◆ Task goal
Exactly as written, quote every line that follows, skipping the images.

◆ Information supplied
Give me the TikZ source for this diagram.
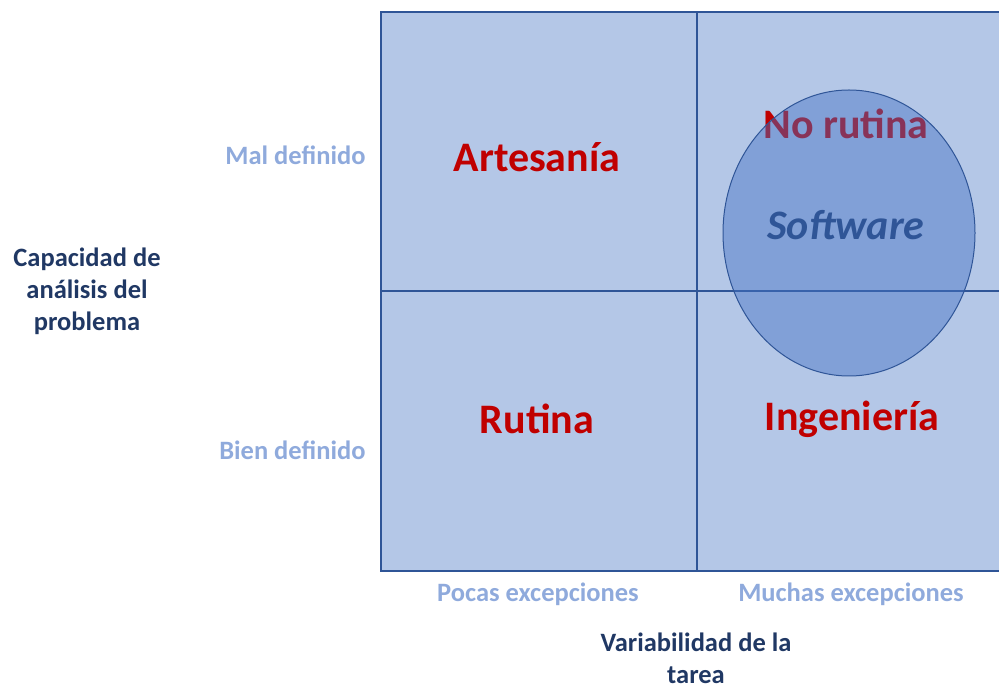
\documentclass[tikz,border=0pt]{standalone}
\usepackage{fontspec}
\setmainfont{Carlito}
\begin{document}
\begin{tikzpicture}[x=1pt,y=-1pt,
  cell/.style={fill=cellfill,draw=edgeblue,line width=1.2pt},
  quad/.style={font=\bfseries\fontsize{42}{48}\selectfont,text=quadred},
  axlab/.style={font=\bfseries\fontsize{26.5}{30}\selectfont,text=axblue},
  title/.style={font=\bfseries\fontsize{26.5}{32}\selectfont,text=navy,align=center}]
\definecolor{cellfill}{HTML}{B4C7E7}
\definecolor{edgeblue}{HTML}{2F5597}
\definecolor{ellfill}{HTML}{4472C4}
\definecolor{quadred}{HTML}{C00000}
\definecolor{axblue}{HTML}{8FAADC}
\definecolor{navy}{HTML}{203864}
\useasboundingbox (0,0) rectangle (999,692);
\path[cell] (381,12) rectangle (697,291);
\path[cell] (697,12) rectangle (1005,291);
\path[cell] (381,291) rectangle (697,571);
\path[cell] (697,291) rectangle (1005,571);
\node[quad] (art) at (537,157) {Artesanía};
\node[quad] (rut) at (537,419) {Rutina};
\node[quad] (ing) at (852,419) {Ingeniería};
\node[quad] (nor) at (846,124) {No rutina};
\fill[ellfill,opacity=0.45] (849,233) ellipse [x radius=126, y radius=143];
\draw[edgeblue,line width=1pt] (849,233) ellipse [x radius=126, y radius=143];
\node[font=\bfseries\itshape\fontsize{42}{48}\selectfont,text=edgeblue] (sw) at (846,225) {Software};
\node[axlab,anchor=east] (mal) at (369,155) {Mal definido};
\node[axlab,anchor=east] (bien) at (369,450) {Bien definido};
\node[axlab] (pocas) at (538,594) {Pocas excepciones};
\node[axlab] (muchas) at (851,594) {Muchas excepciones};
\node[title] (cap) at (87,291) {Capacidad de\\análisis del\\problema};
\node[title,anchor=base,inner sep=0pt] (var) at (696,683) {Variabilidad de la\\tarea};
\end{tikzpicture}
\end{document}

◆ Answer to the exercise
Give me the TikZ source for this diagram.
\documentclass[tikz,border=0pt]{standalone}
\usepackage{fontspec}
\setmainfont{Carlito}
\begin{document}
\begin{tikzpicture}[x=1pt,y=-1pt,
  cell/.style={fill=cellfill,draw=edgeblue,line width=1.2pt},
  quad/.style={font=\bfseries\fontsize{42}{48}\selectfont,text=quadred},
  axlab/.style={font=\bfseries\fontsize{26.5}{30}\selectfont,text=axblue},
  title/.style={font=\bfseries\fontsize{26.5}{32}\selectfont,text=navy,align=center}]
\definecolor{cellfill}{HTML}{B4C7E7}
\definecolor{edgeblue}{HTML}{2F5597}
\definecolor{ellfill}{HTML}{4472C4}
\definecolor{quadred}{HTML}{C00000}
\definecolor{axblue}{HTML}{8FAADC}
\definecolor{navy}{HTML}{203864}
\useasboundingbox (0,0) rectangle (999,692);
\path[cell] (381,12) rectangle (697,291);
\path[cell] (697,12) rectangle (1005,291);
\path[cell] (381,291) rectangle (697,571);
\path[cell] (697,291) rectangle (1005,571);
\node[quad] (art) at (537,157) {Artesanía};
\node[quad] (rut) at (537,419) {Rutina};
\node[quad] (ing) at (852,419) {Ingeniería};
\node[quad] (nor) at (846,124) {No rutina};
\fill[ellfill,opacity=0.45] (849,233) ellipse [x radius=126, y radius=143];
\draw[edgeblue,line width=1pt] (849,233) ellipse [x radius=126, y radius=143];
\node[font=\bfseries\itshape\fontsize{42}{48}\selectfont,text=edgeblue] (sw) at (846,225) {Software};
\node[axlab,anchor=east] (mal) at (369,155) {Mal definido};
\node[axlab,anchor=east] (bien) at (369,450) {Bien definido};
\node[axlab] (pocas) at (538,594) {Pocas excepciones};
\node[axlab] (muchas) at (851,594) {Muchas excepciones};
\node[title] (cap) at (87,291) {Capacidad de\\análisis del\\problema};
\node[title,anchor=base,inner sep=0pt] (var) at (696,683) {Variabilidad de la\\tarea};
\end{tikzpicture}
\end{document}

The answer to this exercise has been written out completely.